Juan tells Clare that he feels like what they did wasn't right. He says he's trying to be as fair as possible by being unfair to her. She says it's not about being fair, but about following their hearts. He tells her that even though he went with her into the ocean and enjoyed it, they shouldn't have done it. Can he let her talk for one second? He says, "Look at me, stop crying, I don't like it when you don't look at me and if you don't stop crying, I won't tell you anything else." A classic abuser. DICK move. Oh, wouldn't it be cool if Clare just went home on her own? Like, if she suddenly recognized that he was being a jerk and that she deserved better and so she made the choice to leave instead of second guessing herself and waiting for him to reject her?  She says, "If you didn't want to go in the ocean with me, why didn't you say no?" He says, "Because I didn't want to hurt your feelings." No, no, look at me, NO, it was because you wanted to make out with her in the ocean and you weren't thinking with your brain.

Final rose ceremony:

Ali says this is the biggest cut they've had the whole time, as though it's an Olympic heat. Chris points out that the mood has shifted, but he thinks it's a good thing because at least something moderately interesting happened.

Safe are: Clare, Renee, and Nikki
Cue Ninja music and drums that sound like someone is about to be assassinated.

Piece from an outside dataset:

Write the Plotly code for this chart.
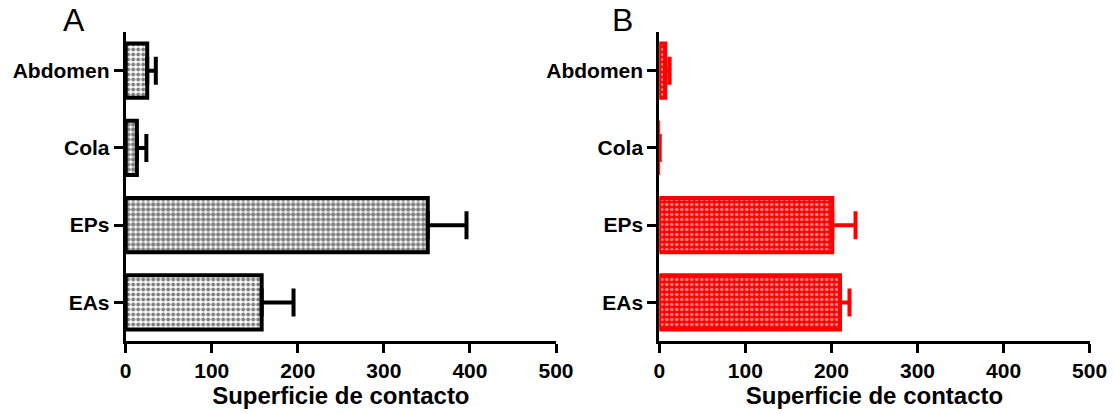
import plotly.graph_objects as go

categories = ["EAs", "EPs", "Cola", "Abdomen"]
values_a = [158, 351, 13, 25]
errors_a = [37, 45, 11, 10]
values_b = [210, 201, 0.5, 7]
errors_b = [11, 27, 0, 5]
x_ticks = [0, 100, 200, 300, 400, 500]
x_title = "Superficie de contacto"
panel_labels = ["A", "B"]

W, H = 1115, 414
fig = go.Figure()

FONT = "Liberation Sans, Arial, sans-serif"

fig.add_trace(go.Bar(
    y=categories, x=values_a, orientation="h",
    marker=dict(color="white",
                line=dict(color="black", width=4),
                pattern=dict(shape=".", fgcolor="black", bgcolor="white",
                             size=5, solidity=[0.5, 0.62, 0.62, 0.5])),
    error_x=dict(type="data", array=errors_a, arrayminus=[0] * 4, symmetric=False,
                 color="black", thickness=4, width=14),
    xaxis="x", yaxis="y", showlegend=False,
))
fig.add_trace(go.Bar(
    y=categories, x=values_b, orientation="h",
    marker=dict(color="red",
                line=dict(color="red", width=[4, 4, 1, 4]),
                pattern=dict(shape=".", fgcolor="white", bgcolor="red",
                             size=5, solidity=0.38)),
    error_x=dict(type="data", array=errors_b, arrayminus=[0] * 4, symmetric=False,
                 color="red", thickness=4, width=14),
    xaxis="x2", yaxis="y2", showlegend=False,
))

ydom = [1 - 341 / H, 1 - 32 / H]
xdom_a = [125.7 / W, 556 / W]
xdom_b = [659.3 / W, 1089.6 / W]

xcommon = dict(range=[0, 500], tickvals=x_ticks, showline=True, linecolor="black",
               linewidth=3, ticks="outside", ticklen=9, tickwidth=3, tickcolor="black",
               showgrid=False, zeroline=False, automargin=False,
               tickfont=dict(family=FONT, size=21, color="black", weight="bold"),
               title=dict(text=x_title, standoff=4,
                          font=dict(family=FONT, size=24, color="black", weight="bold")))
ycommon = dict(range=[-0.5, 3.5], categoryorder="array", categoryarray=categories,
               showline=True, linecolor="black", linewidth=3, ticks="outside",
               ticklen=9, tickwidth=3, tickcolor="black", showgrid=False, zeroline=False,
               automargin=False,
               tickfont=dict(family=FONT, size=21, color="black", weight="bold"))

fig.update_layout(
    width=W, height=H,
    margin=dict(l=0, r=0, t=0, b=0, autoexpand=False),
    paper_bgcolor="white", plot_bgcolor="white",
    bargap=0.3,
    xaxis=dict(domain=xdom_a, anchor="y", **xcommon),
    yaxis=dict(domain=ydom, anchor="x", **ycommon),
    xaxis2=dict(domain=xdom_b, anchor="y2", **xcommon),
    yaxis2=dict(domain=ydom, anchor="x2", **ycommon),
    annotations=[
        dict(text=panel_labels[0], x=73.7 / W, y=1 - 20 / H, xref="paper", yref="paper",
             showarrow=False, xanchor="center", yanchor="middle",
             font=dict(family=FONT, size=32, color="black")),
        dict(text=panel_labels[1], x=622 / W, y=1 - 20 / H, xref="paper", yref="paper",
             showarrow=False, xanchor="center", yanchor="middle",
             font=dict(family=FONT, size=32, color="black")),
    ],
)

fig.write_html("out.html", config={"displayModeBar": False},
               post_script="document.body.style.margin='0';document.body.style.overflow='hidden';")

First rose: Sharlene, she got very little air time.
Second rose: Cassandra
Third rose: Chelsie, one of the blondes who is not Nikki.
Fourth rose: Cathy/Pat?, the other blonde who is also not Nikki.
Final rose: Andi, the DA.

Going home: Darn the dog lover is going home, so that means there will be nothing even remotely resembling humor on any of the remaining episodes, unless it's accidental. Yes, he sent home the sort of black girl, Danielle. He wipes a single tear from his eye. How come we don't get to hear what these girls have to say about their rejection? Oh, Alli, the nanny is sad. Sharlene has tears pouring down her face because it reminds her of a scene from some other opera (I only know the one). No words from the dog lover?? That means she didn't have a sad enough sound byte.